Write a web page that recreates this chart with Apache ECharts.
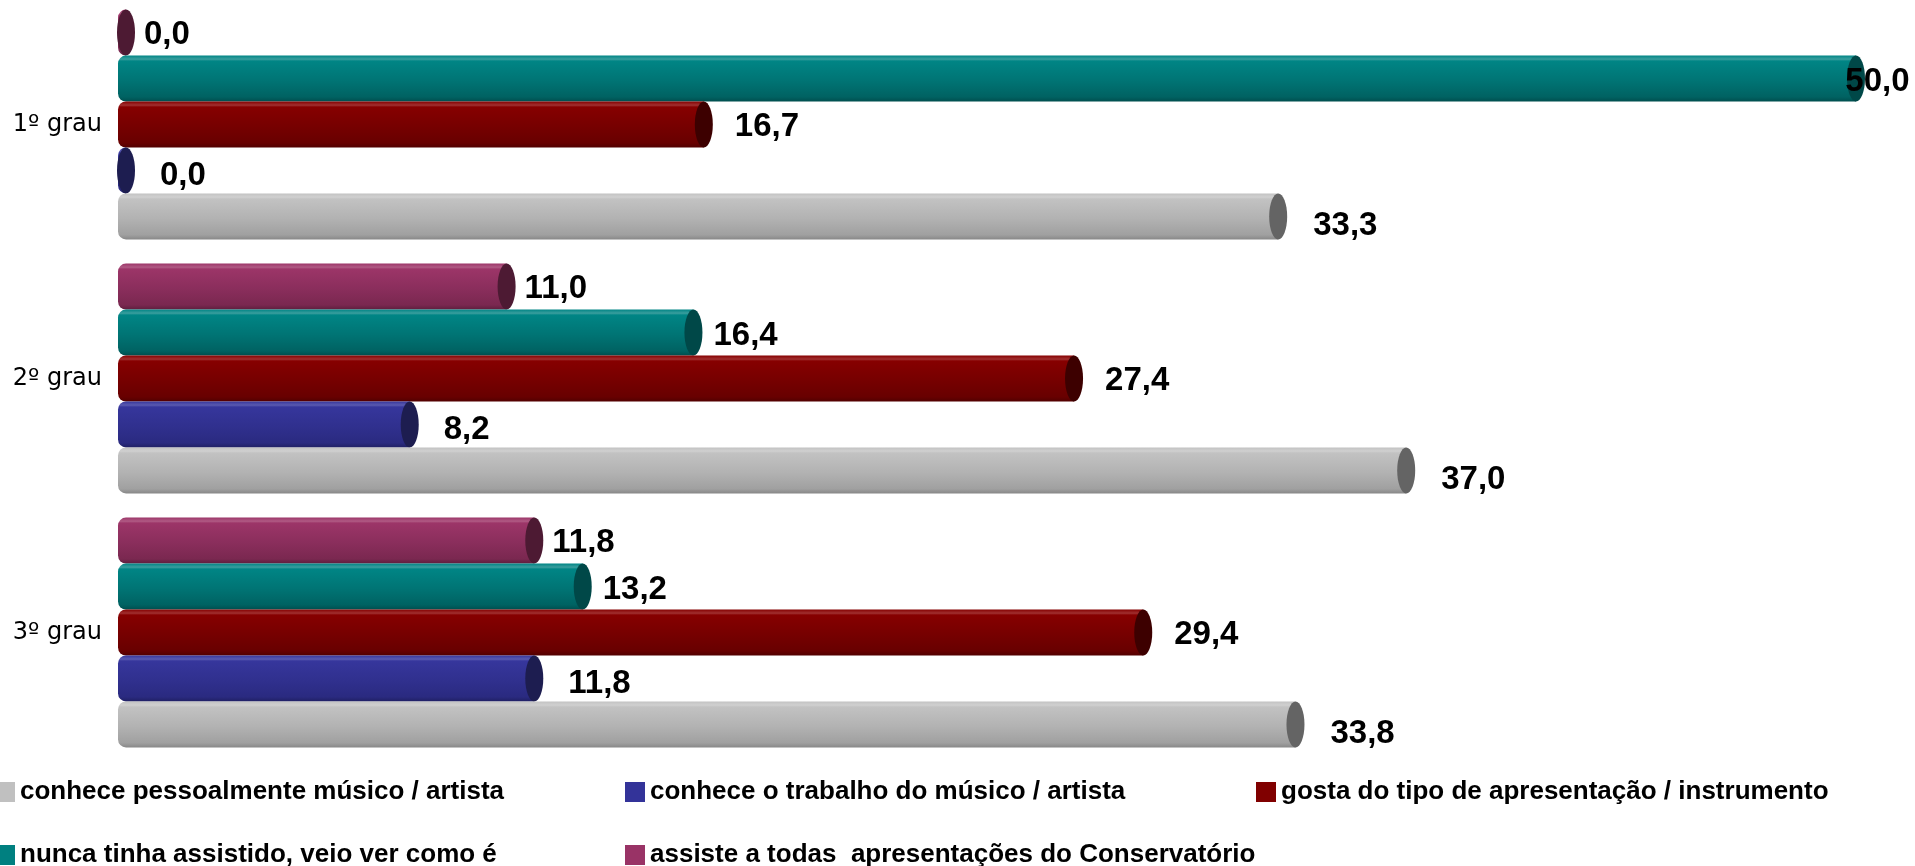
<!DOCTYPE html>
<html><head><meta charset="utf-8">
<script src="https://cdn.jsdelivr.net/npm/echarts@6/dist/echarts.min.js"></script>
<style>html,body{margin:0;padding:0;background:#fff}#c{width:1915px;height:866px}</style>
</head><body><div id="c"></div>
<script>
// ---- data ----
const categories = ['1º grau', '2º grau', '3º grau'];
const nameConhecePessoal = 'conhece pessoalmente músico / artista';
const nameConheceTrabalho = 'conhece o trabalho do músico / artista';
const nameGosta = 'gosta do tipo de apresentação / instrumento';
const nameNunca = 'nunca tinha assistido, veio ver como é';
const nameAssiste = 'assiste a todas  apresentações do Conservatório';
const conhecePessoal = [33.3, 37.0, 33.8];
const conheceTrabalho = [0.0, 8.2, 11.8];
const gosta = [16.7, 27.4, 29.4];
const nunca = [50.0, 16.4, 13.2];
const assiste = [0.0, 11.0, 11.8];

// ---- styling ----
const N_SLOTS = 5;
const CAT_GAP = 0.095;
const LABEL_FONT_SIZE = 33;
const LABEL_FONT_FAMILY = "Liberation Sans, Arial, sans-serif";

function fmt(v) { return v.toFixed(1).replace('.', ','); }
function textWidth(s) {
  let w = 0;
  try {
    const t = new echarts.graphic.Text({ style: { text: s, fontSize: LABEL_FONT_SIZE, fontWeight: 'bold', fontFamily: LABEL_FONT_FAMILY } });
    w = t.getBoundingRect().width;
  } catch (e) { w = 0; }
  const est = s.length * 0.49 * LABEL_FONT_SIZE;
  return Math.max(w, est);
}

function makeRender(slot, st) {
  return function (params, api) {
    const v = api.value(0), c = api.value(1);
    const p0 = api.coord([0, c]);
    const p1 = api.coord([v, c]);
    const band = api.size([0, 1])[1];
    const groupH = band * (1 - CAT_GAP);
    const h = groupH / N_SLOTS;
    const top = p0[1] - groupH / 2 + slot * h;
    const cy = top + h / 2;
    const rx = 9;
    const x0 = p0[0] - 8;
    const bodyW = Math.max(p1[0] - x0, 0);
    const label = fmt(v);
    const tw = textWidth(label);
    let lx = p1[0] + rx + st.gap;
    const maxX = api.getWidth() - tw - 5;
    if (lx > maxX) lx = maxX;
    const grad = new echarts.graphic.LinearGradient(0, 0, 0, 1, [
      { offset: 0, color: st.top },
      { offset: 0.08, color: st.light },
      { offset: 0.12, color: st.top },
      { offset: 0.55, color: st.mid },
      { offset: 0.9, color: st.bottom },
      { offset: 1, color: st.edge }
    ]);
    return {
      type: 'group',
      children: [
        { type: 'rect', shape: { x: x0, y: top, width: bodyW, height: h, r: [8, 0, 0, 8] }, style: { fill: grad } },
        { type: 'ellipse', shape: { cx: p1[0], cy: cy, rx: rx, ry: h / 2 }, style: { fill: st.cap } },
        { type: 'text', z2: 10, x: lx, y: cy + st.dy,
          style: { text: label, align: 'left', verticalAlign: 'middle',
            fontSize: LABEL_FONT_SIZE, fontWeight: 'bold', fontFamily: LABEL_FONT_FAMILY, fill: '#000' } }
      ]
    };
  };
}

const defs = [
  { name: nameAssiste, values: assiste, slot: 0,
    st: { base: '#993366', top: '#9c3568', light: '#b05a84', mid: '#8a2e5c', bottom: '#7a2850', edge: '#5e1f3e', cap: '#4d1a33', gap: 9, dy: 2 } },
  { name: nameNunca, values: nunca, slot: 1,
    st: { base: '#008080', top: '#008585', light: '#3a9e9e', mid: '#007474', bottom: '#006262', edge: '#004e4e', cap: '#004848', gap: 11, dy: 3 } },
  { name: nameGosta, values: gosta, slot: 2,
    st: { base: '#800000', top: '#860000', light: '#a03030', mid: '#760000', bottom: '#680000', edge: '#520000', cap: '#3d0000', gap: 22, dy: 2 } },
  { name: nameConheceTrabalho, values: conheceTrabalho, slot: 3,
    st: { base: '#333399', top: '#36369c', light: '#5a5ab0', mid: '#30308e', bottom: '#2a2a80', edge: '#202064', cap: '#1d1d50', gap: 25, dy: 5 } },
  { name: nameConhecePessoal, values: conhecePessoal, slot: 4,
    st: { base: '#c0c0c0', top: '#c2c2c2', light: '#d0d0d0', mid: '#b2b2b2', bottom: '#a0a0a0', edge: '#888888', cap: '#646464', gap: 26, dy: 9 } }
];

const series = defs.map(d => ({
  type: 'custom',
  name: d.name,
  itemStyle: { color: d.st.base },
  encode: { x: 0, y: 1 },
  data: d.values.map((v, i) => [v, i]),
  renderItem: makeRender(d.slot, d.st),
  clip: false
}));

const legendBase = {
  orient: 'horizontal', itemWidth: 20, itemHeight: 20, icon: 'rect',
  selectedMode: false, padding: 0,
  textStyle: { fontFamily: "Liberation Sans, Arial, sans-serif", fontWeight: 'bold', fontSize: 26, lineHeight: 20, color: '#000' }
};
function legendAt(name, left, top) {
  return Object.assign({}, legendBase, { left: left, top: top, data: [name] });
}

const chart = echarts.init(document.getElementById('c'), null, { renderer: 'canvas' });
chart.setOption({
  animation: false,
  backgroundColor: '#ffffff',
  grid: { left: 126, right: 59, top: -2.5, height: 762, outerBoundsMode: 'none', containLabel: false },
  xAxis: { type: 'value', min: 0, max: 50, show: false },
  yAxis: {
    type: 'category', data: categories, inverse: true,
    axisLine: { show: false }, axisTick: { show: false }, splitLine: { show: false },
    axisLabel: { margin: 24, fontSize: 24, fontFamily: "DejaVu Sans, Verdana, sans-serif", color: '#000' }
  },
  legend: [
    legendAt(nameConhecePessoal, -5, 779),
    legendAt(nameConheceTrabalho, 625, 779),
    legendAt(nameGosta, 1256, 779),
    legendAt(nameNunca, -5, 842),
    legendAt(nameAssiste, 625, 842)
  ],
  series: series
});
</script>
</body></html>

■ ■ ■

- [STATED GOAL]: Every line above should be returned word for word, with the pictures left behind.

- [OUTPUT BELOW]:
Write a web page that recreates this chart with Apache ECharts.
<!DOCTYPE html>
<html><head><meta charset="utf-8">
<script src="https://cdn.jsdelivr.net/npm/echarts@6/dist/echarts.min.js"></script>
<style>html,body{margin:0;padding:0;background:#fff}#c{width:1915px;height:866px}</style>
</head><body><div id="c"></div>
<script>
// ---- data ----
const categories = ['1º grau', '2º grau', '3º grau'];
const nameConhecePessoal = 'conhece pessoalmente músico / artista';
const nameConheceTrabalho = 'conhece o trabalho do músico / artista';
const nameGosta = 'gosta do tipo de apresentação / instrumento';
const nameNunca = 'nunca tinha assistido, veio ver como é';
const nameAssiste = 'assiste a todas  apresentações do Conservatório';
const conhecePessoal = [33.3, 37.0, 33.8];
const conheceTrabalho = [0.0, 8.2, 11.8];
const gosta = [16.7, 27.4, 29.4];
const nunca = [50.0, 16.4, 13.2];
const assiste = [0.0, 11.0, 11.8];

// ---- styling ----
const N_SLOTS = 5;
const CAT_GAP = 0.095;
const LABEL_FONT_SIZE = 33;
const LABEL_FONT_FAMILY = "Liberation Sans, Arial, sans-serif";

function fmt(v) { return v.toFixed(1).replace('.', ','); }
function textWidth(s) {
  let w = 0;
  try {
    const t = new echarts.graphic.Text({ style: { text: s, fontSize: LABEL_FONT_SIZE, fontWeight: 'bold', fontFamily: LABEL_FONT_FAMILY } });
    w = t.getBoundingRect().width;
  } catch (e) { w = 0; }
  const est = s.length * 0.49 * LABEL_FONT_SIZE;
  return Math.max(w, est);
}

function makeRender(slot, st) {
  return function (params, api) {
    const v = api.value(0), c = api.value(1);
    const p0 = api.coord([0, c]);
    const p1 = api.coord([v, c]);
    const band = api.size([0, 1])[1];
    const groupH = band * (1 - CAT_GAP);
    const h = groupH / N_SLOTS;
    const top = p0[1] - groupH / 2 + slot * h;
    const cy = top + h / 2;
    const rx = 9;
    const x0 = p0[0] - 8;
    const bodyW = Math.max(p1[0] - x0, 0);
    const label = fmt(v);
    const tw = textWidth(label);
    let lx = p1[0] + rx + st.gap;
    const maxX = api.getWidth() - tw - 5;
    if (lx > maxX) lx = maxX;
    const grad = new echarts.graphic.LinearGradient(0, 0, 0, 1, [
      { offset: 0, color: st.top },
      { offset: 0.08, color: st.light },
      { offset: 0.12, color: st.top },
      { offset: 0.55, color: st.mid },
      { offset: 0.9, color: st.bottom },
      { offset: 1, color: st.edge }
    ]);
    return {
      type: 'group',
      children: [
        { type: 'rect', shape: { x: x0, y: top, width: bodyW, height: h, r: [8, 0, 0, 8] }, style: { fill: grad } },
        { type: 'ellipse', shape: { cx: p1[0], cy: cy, rx: rx, ry: h / 2 }, style: { fill: st.cap } },
        { type: 'text', z2: 10, x: lx, y: cy + st.dy,
          style: { text: label, align: 'left', verticalAlign: 'middle',
            fontSize: LABEL_FONT_SIZE, fontWeight: 'bold', fontFamily: LABEL_FONT_FAMILY, fill: '#000' } }
      ]
    };
  };
}

const defs = [
  { name: nameAssiste, values: assiste, slot: 0,
    st: { base: '#993366', top: '#9c3568', light: '#b05a84', mid: '#8a2e5c', bottom: '#7a2850', edge: '#5e1f3e', cap: '#4d1a33', gap: 9, dy: 2 } },
  { name: nameNunca, values: nunca, slot: 1,
    st: { base: '#008080', top: '#008585', light: '#3a9e9e', mid: '#007474', bottom: '#006262', edge: '#004e4e', cap: '#004848', gap: 11, dy: 3 } },
  { name: nameGosta, values: gosta, slot: 2,
    st: { base: '#800000', top: '#860000', light: '#a03030', mid: '#760000', bottom: '#680000', edge: '#520000', cap: '#3d0000', gap: 22, dy: 2 } },
  { name: nameConheceTrabalho, values: conheceTrabalho, slot: 3,
    st: { base: '#333399', top: '#36369c', light: '#5a5ab0', mid: '#30308e', bottom: '#2a2a80', edge: '#202064', cap: '#1d1d50', gap: 25, dy: 5 } },
  { name: nameConhecePessoal, values: conhecePessoal, slot: 4,
    st: { base: '#c0c0c0', top: '#c2c2c2', light: '#d0d0d0', mid: '#b2b2b2', bottom: '#a0a0a0', edge: '#888888', cap: '#646464', gap: 26, dy: 9 } }
];

const series = defs.map(d => ({
  type: 'custom',
  name: d.name,
  itemStyle: { color: d.st.base },
  encode: { x: 0, y: 1 },
  data: d.values.map((v, i) => [v, i]),
  renderItem: makeRender(d.slot, d.st),
  clip: false
}));

const legendBase = {
  orient: 'horizontal', itemWidth: 20, itemHeight: 20, icon: 'rect',
  selectedMode: false, padding: 0,
  textStyle: { fontFamily: "Liberation Sans, Arial, sans-serif", fontWeight: 'bold', fontSize: 26, lineHeight: 20, color: '#000' }
};
function legendAt(name, left, top) {
  return Object.assign({}, legendBase, { left: left, top: top, data: [name] });
}

const chart = echarts.init(document.getElementById('c'), null, { renderer: 'canvas' });
chart.setOption({
  animation: false,
  backgroundColor: '#ffffff',
  grid: { left: 126, right: 59, top: -2.5, height: 762, outerBoundsMode: 'none', containLabel: false },
  xAxis: { type: 'value', min: 0, max: 50, show: false },
  yAxis: {
    type: 'category', data: categories, inverse: true,
    axisLine: { show: false }, axisTick: { show: false }, splitLine: { show: false },
    axisLabel: { margin: 24, fontSize: 24, fontFamily: "DejaVu Sans, Verdana, sans-serif", color: '#000' }
  },
  legend: [
    legendAt(nameConhecePessoal, -5, 779),
    legendAt(nameConheceTrabalho, 625, 779),
    legendAt(nameGosta, 1256, 779),
    legendAt(nameNunca, -5, 842),
    legendAt(nameAssiste, 625, 842)
  ],
  series: series
});
</script>
</body></html>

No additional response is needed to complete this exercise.